● **WHAT YOU ARE ASKED TO DO**: Collect all lines from the records below that include the word "this".

BEGIN ENTRIES SHOWN

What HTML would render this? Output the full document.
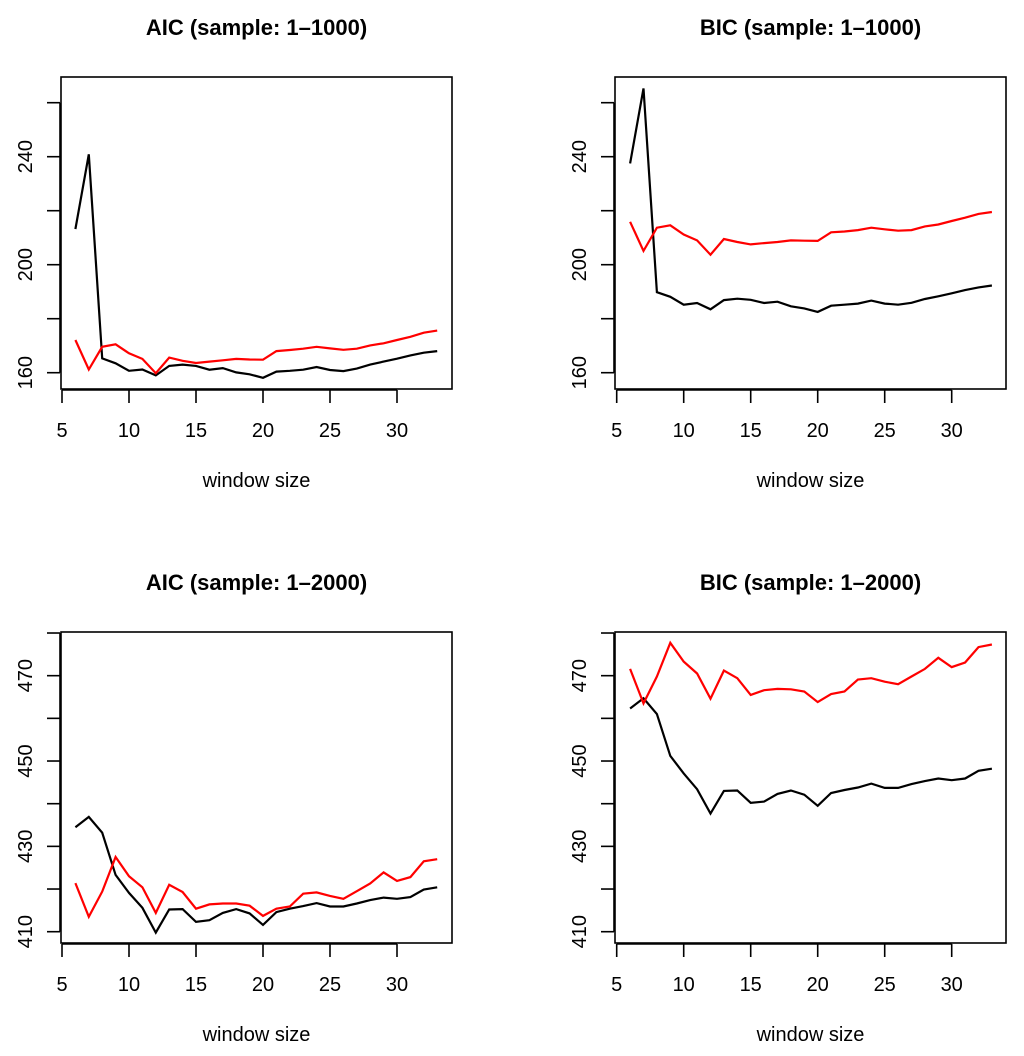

END ENTRIES SHOWN
BEGIN ENTRIES SHOWN

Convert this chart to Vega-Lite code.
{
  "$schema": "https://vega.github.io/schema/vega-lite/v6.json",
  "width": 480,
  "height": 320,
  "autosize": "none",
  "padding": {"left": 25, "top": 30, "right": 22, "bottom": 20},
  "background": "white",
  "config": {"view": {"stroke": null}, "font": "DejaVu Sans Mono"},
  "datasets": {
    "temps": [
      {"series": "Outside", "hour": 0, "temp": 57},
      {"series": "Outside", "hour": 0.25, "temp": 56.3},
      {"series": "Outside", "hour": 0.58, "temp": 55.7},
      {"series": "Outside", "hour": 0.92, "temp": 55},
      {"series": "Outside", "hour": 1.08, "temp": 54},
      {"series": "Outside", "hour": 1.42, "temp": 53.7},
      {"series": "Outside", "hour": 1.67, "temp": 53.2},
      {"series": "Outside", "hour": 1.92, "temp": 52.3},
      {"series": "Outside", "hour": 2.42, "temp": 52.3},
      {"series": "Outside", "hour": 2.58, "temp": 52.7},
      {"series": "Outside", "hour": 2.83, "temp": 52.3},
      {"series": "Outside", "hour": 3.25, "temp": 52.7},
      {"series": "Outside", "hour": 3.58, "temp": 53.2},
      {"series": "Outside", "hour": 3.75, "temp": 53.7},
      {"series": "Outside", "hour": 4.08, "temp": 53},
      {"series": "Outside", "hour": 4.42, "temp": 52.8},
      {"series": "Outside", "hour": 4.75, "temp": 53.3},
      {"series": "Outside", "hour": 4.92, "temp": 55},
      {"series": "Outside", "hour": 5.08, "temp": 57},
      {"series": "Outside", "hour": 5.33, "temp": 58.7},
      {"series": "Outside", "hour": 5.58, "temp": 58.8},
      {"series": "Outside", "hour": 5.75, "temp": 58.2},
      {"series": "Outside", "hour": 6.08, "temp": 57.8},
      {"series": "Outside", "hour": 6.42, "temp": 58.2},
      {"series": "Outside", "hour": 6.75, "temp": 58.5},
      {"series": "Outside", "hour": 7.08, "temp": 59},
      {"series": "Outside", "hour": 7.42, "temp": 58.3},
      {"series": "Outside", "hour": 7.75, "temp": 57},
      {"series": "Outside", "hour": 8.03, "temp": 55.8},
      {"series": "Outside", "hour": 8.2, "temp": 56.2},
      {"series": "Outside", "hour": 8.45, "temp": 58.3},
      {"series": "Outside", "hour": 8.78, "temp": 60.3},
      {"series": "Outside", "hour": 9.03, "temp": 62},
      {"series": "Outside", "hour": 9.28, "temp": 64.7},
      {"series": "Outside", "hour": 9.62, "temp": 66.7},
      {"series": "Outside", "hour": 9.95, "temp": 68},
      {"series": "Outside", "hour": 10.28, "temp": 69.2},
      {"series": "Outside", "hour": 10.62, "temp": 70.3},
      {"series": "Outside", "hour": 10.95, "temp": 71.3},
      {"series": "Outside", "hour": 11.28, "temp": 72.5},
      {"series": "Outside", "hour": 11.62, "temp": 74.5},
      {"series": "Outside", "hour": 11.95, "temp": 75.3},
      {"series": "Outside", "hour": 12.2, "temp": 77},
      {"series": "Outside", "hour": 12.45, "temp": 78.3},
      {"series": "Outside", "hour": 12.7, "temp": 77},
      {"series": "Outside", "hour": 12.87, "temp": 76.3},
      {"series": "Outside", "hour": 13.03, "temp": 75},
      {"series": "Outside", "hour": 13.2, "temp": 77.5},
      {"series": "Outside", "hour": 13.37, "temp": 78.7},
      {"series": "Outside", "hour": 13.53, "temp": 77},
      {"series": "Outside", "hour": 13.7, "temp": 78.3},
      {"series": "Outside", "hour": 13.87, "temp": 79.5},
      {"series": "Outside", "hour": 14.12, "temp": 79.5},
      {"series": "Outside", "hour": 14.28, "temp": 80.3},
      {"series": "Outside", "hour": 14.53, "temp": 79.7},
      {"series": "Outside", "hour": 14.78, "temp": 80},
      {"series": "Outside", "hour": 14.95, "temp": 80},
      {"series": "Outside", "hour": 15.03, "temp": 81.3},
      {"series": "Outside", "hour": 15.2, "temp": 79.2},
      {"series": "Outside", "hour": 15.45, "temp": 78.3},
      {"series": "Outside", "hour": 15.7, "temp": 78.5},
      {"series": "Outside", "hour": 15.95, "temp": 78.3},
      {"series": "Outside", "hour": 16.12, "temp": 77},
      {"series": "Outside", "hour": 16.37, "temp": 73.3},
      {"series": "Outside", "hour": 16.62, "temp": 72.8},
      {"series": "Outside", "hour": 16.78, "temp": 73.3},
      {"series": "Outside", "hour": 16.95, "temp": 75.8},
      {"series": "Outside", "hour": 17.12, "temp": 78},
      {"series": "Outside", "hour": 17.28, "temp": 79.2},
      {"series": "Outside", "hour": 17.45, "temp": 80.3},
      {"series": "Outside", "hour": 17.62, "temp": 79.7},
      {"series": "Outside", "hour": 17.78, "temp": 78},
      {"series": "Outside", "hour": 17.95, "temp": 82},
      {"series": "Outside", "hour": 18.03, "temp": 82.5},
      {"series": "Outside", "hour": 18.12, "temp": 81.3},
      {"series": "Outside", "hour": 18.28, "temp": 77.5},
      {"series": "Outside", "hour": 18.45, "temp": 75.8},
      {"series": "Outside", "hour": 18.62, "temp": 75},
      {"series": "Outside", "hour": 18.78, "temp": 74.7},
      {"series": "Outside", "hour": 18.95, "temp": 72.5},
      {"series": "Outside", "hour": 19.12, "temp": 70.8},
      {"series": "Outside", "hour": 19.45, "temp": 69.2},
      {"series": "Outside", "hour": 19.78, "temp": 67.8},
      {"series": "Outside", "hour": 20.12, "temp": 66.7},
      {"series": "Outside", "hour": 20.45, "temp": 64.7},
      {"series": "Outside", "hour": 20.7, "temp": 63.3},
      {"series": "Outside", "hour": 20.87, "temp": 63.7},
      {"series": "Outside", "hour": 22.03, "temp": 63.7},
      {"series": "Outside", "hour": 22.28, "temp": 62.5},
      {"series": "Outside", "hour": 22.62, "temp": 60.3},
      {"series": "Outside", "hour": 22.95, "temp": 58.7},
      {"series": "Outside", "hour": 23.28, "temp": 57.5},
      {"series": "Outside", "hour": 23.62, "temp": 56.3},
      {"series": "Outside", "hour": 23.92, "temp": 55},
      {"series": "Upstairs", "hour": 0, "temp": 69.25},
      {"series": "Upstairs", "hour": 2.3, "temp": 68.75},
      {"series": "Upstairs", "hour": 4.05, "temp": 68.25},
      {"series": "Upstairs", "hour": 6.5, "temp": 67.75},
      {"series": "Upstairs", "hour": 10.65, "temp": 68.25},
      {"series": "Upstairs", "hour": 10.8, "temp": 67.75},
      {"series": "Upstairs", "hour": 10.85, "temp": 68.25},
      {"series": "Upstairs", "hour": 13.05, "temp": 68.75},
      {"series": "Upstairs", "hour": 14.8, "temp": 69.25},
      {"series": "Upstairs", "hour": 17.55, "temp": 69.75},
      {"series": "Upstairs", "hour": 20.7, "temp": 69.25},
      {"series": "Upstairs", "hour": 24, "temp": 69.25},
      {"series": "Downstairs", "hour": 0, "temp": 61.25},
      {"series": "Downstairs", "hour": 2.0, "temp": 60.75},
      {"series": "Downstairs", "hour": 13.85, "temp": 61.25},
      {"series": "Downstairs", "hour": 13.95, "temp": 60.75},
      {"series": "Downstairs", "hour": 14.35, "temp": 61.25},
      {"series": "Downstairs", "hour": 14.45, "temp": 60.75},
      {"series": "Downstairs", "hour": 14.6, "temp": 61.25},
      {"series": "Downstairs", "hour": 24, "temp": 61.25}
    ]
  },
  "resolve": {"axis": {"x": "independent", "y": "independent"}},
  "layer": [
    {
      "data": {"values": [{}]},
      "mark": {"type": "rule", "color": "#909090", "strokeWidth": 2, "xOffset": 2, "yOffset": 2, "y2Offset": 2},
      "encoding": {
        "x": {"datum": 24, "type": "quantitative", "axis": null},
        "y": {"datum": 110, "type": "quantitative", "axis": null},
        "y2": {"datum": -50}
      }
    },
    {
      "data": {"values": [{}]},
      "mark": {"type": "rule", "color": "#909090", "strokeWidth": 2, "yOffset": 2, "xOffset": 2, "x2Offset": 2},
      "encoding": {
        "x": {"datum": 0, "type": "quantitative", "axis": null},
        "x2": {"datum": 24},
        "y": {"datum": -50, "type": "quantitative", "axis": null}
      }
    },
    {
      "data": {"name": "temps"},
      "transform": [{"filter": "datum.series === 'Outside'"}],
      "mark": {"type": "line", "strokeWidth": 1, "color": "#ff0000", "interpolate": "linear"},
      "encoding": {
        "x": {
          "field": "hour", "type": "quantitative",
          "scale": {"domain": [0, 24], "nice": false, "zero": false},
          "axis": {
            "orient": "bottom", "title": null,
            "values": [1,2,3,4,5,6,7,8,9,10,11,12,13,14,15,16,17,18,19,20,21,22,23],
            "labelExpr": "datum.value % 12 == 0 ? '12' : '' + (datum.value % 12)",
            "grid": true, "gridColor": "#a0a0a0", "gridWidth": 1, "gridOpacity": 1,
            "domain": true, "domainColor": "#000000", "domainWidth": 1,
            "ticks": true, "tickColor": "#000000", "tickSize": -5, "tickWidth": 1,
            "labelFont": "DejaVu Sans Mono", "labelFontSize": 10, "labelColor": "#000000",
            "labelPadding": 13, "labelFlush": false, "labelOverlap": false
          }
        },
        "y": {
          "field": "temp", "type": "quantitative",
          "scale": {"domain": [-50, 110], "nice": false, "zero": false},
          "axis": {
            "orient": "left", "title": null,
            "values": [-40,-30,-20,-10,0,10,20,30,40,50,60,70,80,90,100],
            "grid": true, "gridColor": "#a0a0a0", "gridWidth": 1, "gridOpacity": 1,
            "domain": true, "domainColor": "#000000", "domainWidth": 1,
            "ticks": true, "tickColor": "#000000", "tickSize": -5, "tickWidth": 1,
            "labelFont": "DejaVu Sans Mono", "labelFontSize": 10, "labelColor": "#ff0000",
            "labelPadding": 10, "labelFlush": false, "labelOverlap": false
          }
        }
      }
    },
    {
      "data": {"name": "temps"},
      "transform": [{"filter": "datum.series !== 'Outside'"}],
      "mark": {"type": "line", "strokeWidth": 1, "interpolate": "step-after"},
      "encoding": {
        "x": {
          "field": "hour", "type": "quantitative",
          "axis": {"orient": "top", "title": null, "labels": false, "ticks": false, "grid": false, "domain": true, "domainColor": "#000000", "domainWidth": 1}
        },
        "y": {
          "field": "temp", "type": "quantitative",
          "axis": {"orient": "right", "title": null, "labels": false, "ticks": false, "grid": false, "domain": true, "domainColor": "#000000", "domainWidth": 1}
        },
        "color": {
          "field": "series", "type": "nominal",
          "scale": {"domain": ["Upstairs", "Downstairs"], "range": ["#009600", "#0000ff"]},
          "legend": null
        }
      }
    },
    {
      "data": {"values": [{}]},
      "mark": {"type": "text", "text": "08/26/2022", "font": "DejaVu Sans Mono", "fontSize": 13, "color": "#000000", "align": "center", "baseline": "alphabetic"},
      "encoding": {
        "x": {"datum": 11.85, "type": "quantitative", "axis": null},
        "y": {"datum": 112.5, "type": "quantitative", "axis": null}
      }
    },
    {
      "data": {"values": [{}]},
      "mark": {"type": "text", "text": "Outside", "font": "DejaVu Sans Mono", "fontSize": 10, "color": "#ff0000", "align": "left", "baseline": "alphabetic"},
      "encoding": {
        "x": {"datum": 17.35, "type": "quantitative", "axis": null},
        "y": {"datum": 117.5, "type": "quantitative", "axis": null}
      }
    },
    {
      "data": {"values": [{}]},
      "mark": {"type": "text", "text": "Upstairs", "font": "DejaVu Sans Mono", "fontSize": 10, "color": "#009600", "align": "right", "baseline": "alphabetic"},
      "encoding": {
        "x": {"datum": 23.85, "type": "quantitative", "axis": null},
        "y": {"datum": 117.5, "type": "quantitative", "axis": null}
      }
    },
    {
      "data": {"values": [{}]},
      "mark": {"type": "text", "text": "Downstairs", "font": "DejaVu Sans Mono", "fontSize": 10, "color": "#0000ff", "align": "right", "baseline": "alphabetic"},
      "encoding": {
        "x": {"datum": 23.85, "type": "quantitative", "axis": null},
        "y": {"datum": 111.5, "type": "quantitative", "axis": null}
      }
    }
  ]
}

END ENTRIES SHOWN
BEGIN ENTRIES SHOWN

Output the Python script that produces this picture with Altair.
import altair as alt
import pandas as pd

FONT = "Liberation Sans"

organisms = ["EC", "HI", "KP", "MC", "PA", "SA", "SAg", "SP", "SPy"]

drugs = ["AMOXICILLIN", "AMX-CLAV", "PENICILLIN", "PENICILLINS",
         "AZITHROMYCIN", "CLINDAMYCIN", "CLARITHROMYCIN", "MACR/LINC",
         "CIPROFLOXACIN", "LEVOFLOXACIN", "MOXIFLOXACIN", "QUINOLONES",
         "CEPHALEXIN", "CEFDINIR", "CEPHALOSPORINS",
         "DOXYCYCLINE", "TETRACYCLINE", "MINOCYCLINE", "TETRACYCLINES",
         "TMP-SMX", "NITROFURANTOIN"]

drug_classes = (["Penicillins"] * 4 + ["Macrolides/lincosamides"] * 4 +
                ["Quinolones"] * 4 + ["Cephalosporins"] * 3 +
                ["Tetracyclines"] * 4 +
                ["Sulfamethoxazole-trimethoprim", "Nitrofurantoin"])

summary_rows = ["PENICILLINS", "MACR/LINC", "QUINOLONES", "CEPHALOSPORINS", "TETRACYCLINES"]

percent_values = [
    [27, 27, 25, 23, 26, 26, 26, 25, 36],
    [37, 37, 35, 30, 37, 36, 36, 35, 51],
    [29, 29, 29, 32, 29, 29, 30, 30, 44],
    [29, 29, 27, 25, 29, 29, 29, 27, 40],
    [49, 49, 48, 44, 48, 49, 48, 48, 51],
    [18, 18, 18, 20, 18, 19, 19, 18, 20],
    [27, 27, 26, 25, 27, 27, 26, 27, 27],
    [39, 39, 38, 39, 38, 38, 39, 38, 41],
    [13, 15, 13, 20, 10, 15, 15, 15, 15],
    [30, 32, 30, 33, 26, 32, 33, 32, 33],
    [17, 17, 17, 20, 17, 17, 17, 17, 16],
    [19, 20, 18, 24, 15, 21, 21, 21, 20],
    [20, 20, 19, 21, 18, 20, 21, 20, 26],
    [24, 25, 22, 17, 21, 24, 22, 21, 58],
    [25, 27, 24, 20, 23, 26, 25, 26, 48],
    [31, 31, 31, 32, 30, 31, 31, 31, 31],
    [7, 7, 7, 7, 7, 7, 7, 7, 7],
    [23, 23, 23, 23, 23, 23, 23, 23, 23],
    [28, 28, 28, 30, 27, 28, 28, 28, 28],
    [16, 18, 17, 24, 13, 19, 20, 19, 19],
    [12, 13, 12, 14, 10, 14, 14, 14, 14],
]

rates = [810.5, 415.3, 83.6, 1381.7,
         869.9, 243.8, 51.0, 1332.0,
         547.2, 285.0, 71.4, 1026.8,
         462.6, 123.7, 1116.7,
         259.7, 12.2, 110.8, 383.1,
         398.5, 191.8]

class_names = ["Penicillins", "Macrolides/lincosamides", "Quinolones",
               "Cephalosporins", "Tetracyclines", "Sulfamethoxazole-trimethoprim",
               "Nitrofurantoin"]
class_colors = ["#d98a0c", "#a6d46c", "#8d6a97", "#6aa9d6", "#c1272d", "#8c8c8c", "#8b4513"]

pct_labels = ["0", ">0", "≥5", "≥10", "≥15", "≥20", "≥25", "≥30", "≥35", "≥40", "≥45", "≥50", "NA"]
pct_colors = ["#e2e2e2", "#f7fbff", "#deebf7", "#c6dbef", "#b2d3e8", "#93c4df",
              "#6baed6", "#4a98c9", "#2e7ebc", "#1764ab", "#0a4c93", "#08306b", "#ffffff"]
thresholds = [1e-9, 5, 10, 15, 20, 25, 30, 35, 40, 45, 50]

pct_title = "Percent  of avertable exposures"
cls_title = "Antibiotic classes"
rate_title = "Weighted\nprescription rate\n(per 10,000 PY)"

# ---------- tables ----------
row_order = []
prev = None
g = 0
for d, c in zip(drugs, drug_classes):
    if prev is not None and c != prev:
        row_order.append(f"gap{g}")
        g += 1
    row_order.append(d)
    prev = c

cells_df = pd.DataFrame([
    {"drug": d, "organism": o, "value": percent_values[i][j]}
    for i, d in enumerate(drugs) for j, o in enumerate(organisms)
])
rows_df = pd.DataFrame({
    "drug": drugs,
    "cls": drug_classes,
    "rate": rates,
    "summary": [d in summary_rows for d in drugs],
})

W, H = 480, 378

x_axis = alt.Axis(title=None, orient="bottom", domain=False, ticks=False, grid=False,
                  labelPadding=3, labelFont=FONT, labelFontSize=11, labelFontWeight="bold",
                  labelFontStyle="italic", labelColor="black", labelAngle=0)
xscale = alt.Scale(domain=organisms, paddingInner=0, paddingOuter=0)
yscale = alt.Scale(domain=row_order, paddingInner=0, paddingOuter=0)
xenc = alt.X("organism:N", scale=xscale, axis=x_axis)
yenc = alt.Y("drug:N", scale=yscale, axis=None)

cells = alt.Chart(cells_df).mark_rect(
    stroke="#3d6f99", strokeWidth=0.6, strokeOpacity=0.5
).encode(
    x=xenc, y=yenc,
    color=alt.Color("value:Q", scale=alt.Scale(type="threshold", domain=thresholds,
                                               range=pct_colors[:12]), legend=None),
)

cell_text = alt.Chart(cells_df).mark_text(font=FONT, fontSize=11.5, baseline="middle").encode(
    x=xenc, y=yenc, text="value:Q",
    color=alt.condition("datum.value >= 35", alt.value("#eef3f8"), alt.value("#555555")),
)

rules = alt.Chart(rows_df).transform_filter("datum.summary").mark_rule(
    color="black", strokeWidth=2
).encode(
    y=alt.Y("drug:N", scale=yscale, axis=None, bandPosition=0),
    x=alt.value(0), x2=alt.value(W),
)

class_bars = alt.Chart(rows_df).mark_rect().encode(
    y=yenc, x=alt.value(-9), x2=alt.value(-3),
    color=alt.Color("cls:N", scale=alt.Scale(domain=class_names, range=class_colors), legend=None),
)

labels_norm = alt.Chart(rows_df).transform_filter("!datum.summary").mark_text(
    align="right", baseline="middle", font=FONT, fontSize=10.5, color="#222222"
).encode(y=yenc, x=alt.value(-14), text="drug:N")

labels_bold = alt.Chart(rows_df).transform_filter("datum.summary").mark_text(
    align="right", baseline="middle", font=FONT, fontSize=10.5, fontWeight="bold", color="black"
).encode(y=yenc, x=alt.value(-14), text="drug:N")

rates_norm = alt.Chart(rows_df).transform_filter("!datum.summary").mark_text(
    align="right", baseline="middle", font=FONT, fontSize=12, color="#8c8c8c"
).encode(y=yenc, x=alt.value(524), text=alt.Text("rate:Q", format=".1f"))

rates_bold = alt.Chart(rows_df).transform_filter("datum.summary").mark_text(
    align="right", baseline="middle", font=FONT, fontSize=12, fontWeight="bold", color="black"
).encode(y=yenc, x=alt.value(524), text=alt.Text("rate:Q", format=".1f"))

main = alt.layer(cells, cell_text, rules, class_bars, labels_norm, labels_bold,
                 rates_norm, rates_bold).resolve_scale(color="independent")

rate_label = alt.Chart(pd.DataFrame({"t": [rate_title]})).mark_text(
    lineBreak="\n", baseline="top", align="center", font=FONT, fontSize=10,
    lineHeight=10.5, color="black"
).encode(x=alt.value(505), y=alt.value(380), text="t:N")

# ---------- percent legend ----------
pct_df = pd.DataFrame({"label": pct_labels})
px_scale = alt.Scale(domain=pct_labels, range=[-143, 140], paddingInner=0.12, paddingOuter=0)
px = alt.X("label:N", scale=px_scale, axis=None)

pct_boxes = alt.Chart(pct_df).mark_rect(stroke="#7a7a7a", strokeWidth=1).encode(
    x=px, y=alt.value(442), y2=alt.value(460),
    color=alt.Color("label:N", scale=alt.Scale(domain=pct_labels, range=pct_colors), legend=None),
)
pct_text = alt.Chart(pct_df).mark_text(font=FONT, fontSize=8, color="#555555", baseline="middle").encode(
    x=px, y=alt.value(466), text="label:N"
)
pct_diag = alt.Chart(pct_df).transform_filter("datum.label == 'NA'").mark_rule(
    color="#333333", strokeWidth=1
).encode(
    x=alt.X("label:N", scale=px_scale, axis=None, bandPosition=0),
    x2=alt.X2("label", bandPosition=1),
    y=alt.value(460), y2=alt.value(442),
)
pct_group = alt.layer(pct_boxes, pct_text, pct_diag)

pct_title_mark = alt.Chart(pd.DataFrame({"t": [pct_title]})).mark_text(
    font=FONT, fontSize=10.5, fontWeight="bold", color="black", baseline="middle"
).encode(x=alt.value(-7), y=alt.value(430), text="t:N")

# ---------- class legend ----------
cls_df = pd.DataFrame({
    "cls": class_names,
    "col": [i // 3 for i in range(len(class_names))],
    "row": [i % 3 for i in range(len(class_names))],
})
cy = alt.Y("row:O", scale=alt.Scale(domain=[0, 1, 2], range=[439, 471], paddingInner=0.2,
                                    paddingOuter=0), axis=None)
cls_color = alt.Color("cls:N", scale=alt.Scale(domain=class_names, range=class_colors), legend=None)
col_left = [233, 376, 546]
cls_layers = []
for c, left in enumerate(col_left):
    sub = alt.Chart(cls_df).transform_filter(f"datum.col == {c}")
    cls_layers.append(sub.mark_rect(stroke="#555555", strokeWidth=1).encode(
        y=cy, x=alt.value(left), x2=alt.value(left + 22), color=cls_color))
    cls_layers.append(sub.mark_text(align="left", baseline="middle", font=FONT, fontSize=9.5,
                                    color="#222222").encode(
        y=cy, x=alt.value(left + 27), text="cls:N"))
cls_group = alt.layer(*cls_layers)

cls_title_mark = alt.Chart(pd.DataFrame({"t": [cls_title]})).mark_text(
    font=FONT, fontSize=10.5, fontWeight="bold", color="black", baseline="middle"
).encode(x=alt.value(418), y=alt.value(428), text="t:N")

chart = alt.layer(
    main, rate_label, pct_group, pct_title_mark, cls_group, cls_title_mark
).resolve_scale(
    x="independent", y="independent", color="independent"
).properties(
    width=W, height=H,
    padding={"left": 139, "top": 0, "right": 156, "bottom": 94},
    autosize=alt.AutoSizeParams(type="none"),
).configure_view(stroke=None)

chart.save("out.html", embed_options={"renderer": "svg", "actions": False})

END ENTRIES SHOWN

● **EXERCISE OUTPUT**:
What HTML would render this? Output the full document.
Convert this chart to Vega-Lite code.
Output the Python script that produces this picture with Altair.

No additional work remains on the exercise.